LANCE CORPORAL 1478 2ND BATTALION RIFLE BRIGADE
DIED ON 01 JULY 1916 AGED 30YRS
REMEMBERED WITH HONOUR THIEPVAL MEMORIAL, FRANCE
GRAVE REF: PIER AND FACE 16B AND 16C
Ernest Brooks was born in 1885 in West Wycombe, Buckinghamshire. He was the son of John &
Susan nee Twitchen who married on 7 th September 1882. In 1901 the family were living at 7,Bedford’s
Yard (sic) in High Wycombe. His known siblings were William, George, Mary, Frank, Fanny, Daisy,
May, Rose, Alec?, Dora , Frederick, Jack and Clifford. The 1911 Census records the parents having had
16 children of whom 13 were still living at that time.The family were now living at 10, Bedford’s Yard,
High Wycombe. Ernest had been a “yard boy” and his father a “gas w(sic) stoker which suggests a
connection with the gas works in High Wycombe.
Ernest married Rose Johnson in 1915 and were living at The Common, Flackwell Heath. From his
service records we know that the couple had one daughter Gladys Mary born 28 th Oct 1912.
Ernest was a regular soldier and had served in India for ten years. In 1906 his attestation papers
reveal that he was 5’6” tall with hazel eyes and dark brown hair and he was a groom. He was with
the British Expeditionary Force from 5 th November 1914 and saw action on the Western Front in
France and Flanders.
On 1 st July 1916 13 Divisions of Commonwealth forces launched an offensive which cost many lives.
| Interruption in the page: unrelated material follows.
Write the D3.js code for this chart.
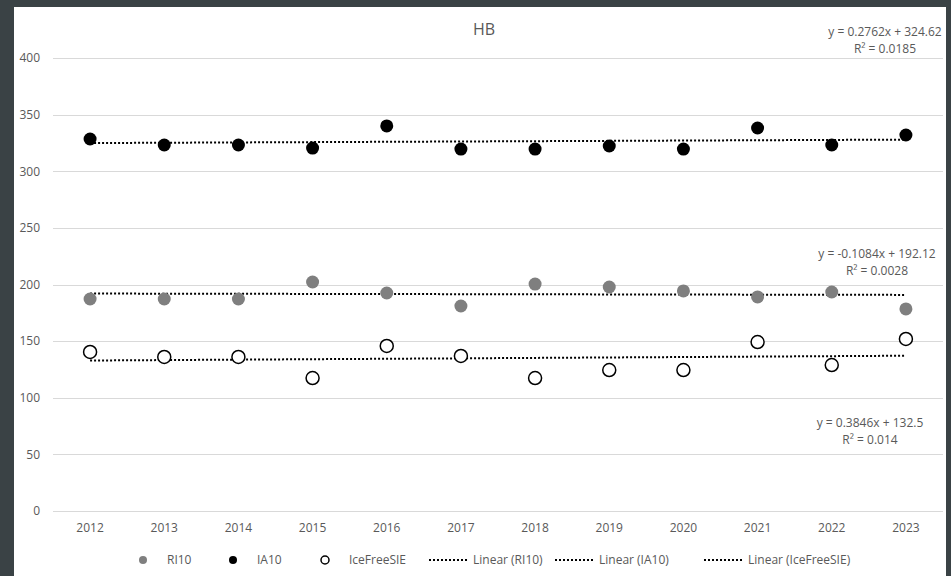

This was the first day of the Battle of the Somme. Despite having support from the French in the
South the losses were catastrophic. Ernest Brooks was one of those killed in action on this day. He is
mentioned in despatches. This was a recognition for men who had been nominated as worthy of a
mention in the despatch to the War Office by the Commander-in Chief of each theatre of War. A
report in the BFP : Lieutenant Knowles wrote to his mother to tell her he was killed during a heavy
bombardment when he had volunteered to bring in the wounded and help wherever he could. A shell
burst above him and killed him. He had no wounds so probably died from shock waves from the blast. He was a very brave
He was greatly esteemed by all his comrades and one of the best NCO’s in the Platoon.
His widow Rose was awarded a pension of 10 shillings a week from 22 January 1917.